*THE TASK:* Search the material below for the word "this" and copy every line in which it occurs.

*ENTRIES PROVIDED:*
-- begin --
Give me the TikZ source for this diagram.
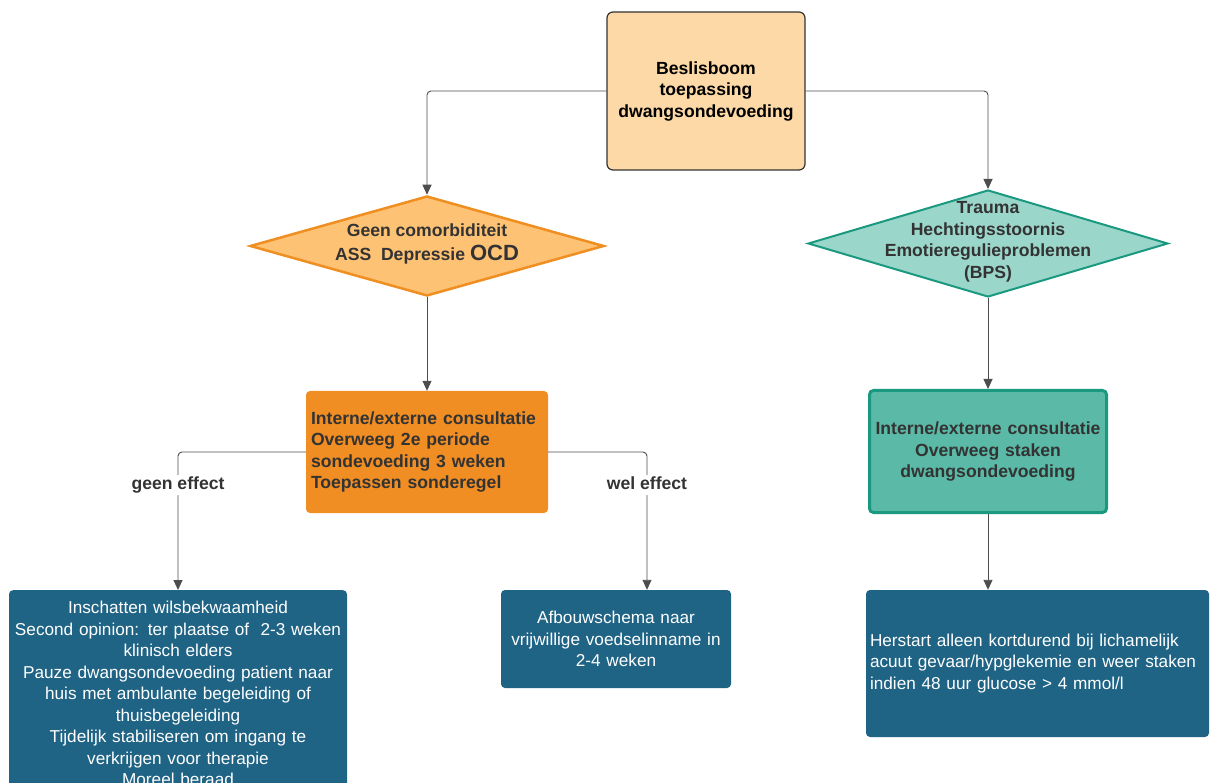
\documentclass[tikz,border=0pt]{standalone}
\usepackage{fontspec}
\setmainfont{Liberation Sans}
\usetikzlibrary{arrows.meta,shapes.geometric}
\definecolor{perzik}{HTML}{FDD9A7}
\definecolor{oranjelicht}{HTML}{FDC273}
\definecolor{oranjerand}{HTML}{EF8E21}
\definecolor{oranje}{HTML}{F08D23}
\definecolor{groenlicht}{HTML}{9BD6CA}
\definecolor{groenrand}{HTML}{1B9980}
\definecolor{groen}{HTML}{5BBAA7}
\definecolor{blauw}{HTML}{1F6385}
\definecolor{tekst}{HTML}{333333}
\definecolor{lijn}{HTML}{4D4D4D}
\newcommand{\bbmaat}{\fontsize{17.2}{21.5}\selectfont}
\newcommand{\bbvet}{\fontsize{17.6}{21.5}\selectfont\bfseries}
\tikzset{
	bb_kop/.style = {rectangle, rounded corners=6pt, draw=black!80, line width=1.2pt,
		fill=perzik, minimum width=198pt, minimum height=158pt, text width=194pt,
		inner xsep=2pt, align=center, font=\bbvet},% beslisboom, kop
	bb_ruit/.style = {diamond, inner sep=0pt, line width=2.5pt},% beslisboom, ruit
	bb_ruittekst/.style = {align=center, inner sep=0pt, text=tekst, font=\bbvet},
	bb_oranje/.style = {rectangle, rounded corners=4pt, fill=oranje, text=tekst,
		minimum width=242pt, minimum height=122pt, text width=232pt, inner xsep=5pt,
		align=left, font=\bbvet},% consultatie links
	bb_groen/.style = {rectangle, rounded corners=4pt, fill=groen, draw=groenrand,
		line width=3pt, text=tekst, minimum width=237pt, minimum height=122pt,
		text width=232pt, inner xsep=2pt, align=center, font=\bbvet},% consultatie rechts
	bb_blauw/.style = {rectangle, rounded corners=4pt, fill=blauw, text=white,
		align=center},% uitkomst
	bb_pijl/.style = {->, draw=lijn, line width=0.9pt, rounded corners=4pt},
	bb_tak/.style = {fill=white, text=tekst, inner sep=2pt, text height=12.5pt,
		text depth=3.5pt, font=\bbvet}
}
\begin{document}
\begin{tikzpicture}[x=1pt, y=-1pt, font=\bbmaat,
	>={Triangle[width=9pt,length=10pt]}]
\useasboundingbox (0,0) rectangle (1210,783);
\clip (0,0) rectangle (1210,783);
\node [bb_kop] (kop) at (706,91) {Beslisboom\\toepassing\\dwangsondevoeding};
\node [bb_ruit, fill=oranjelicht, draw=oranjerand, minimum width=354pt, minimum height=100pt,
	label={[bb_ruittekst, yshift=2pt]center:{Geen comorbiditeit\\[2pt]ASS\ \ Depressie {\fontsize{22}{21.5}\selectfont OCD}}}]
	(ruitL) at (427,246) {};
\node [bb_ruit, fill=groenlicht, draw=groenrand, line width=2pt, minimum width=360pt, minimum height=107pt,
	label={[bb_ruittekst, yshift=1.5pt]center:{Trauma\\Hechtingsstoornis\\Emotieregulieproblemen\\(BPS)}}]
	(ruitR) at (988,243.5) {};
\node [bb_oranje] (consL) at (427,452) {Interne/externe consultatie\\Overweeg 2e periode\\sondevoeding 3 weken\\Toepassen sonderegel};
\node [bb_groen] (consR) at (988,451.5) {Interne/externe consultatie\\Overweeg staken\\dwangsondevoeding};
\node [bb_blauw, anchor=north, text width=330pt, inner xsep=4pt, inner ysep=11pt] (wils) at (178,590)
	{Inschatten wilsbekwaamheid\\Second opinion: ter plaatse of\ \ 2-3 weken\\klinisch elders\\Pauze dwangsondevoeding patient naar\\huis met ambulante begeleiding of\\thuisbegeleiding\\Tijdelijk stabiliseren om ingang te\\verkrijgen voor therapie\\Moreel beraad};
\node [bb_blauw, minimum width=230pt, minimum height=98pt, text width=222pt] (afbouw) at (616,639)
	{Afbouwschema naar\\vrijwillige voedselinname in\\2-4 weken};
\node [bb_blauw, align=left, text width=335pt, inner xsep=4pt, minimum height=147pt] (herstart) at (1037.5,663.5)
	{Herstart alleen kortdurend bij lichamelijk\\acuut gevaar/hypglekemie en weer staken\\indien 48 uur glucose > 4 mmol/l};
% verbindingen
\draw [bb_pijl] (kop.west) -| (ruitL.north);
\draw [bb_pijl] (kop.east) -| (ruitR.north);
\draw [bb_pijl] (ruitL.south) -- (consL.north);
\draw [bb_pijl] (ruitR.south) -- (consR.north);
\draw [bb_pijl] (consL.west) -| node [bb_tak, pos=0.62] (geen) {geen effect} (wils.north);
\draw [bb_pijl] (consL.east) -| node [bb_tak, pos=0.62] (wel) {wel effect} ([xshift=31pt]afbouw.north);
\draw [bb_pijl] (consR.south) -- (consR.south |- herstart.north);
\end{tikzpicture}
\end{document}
-- end --
-- begin --
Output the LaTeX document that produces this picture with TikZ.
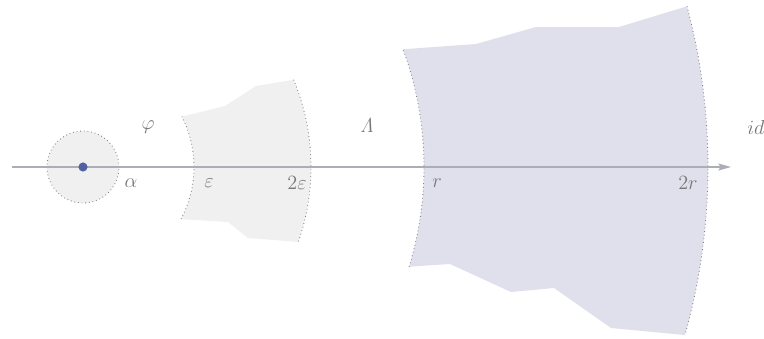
-- end --
*TASK SOLUTION:*
Give me the TikZ source for this diagram.
Output the LaTeX document that produces this picture with TikZ.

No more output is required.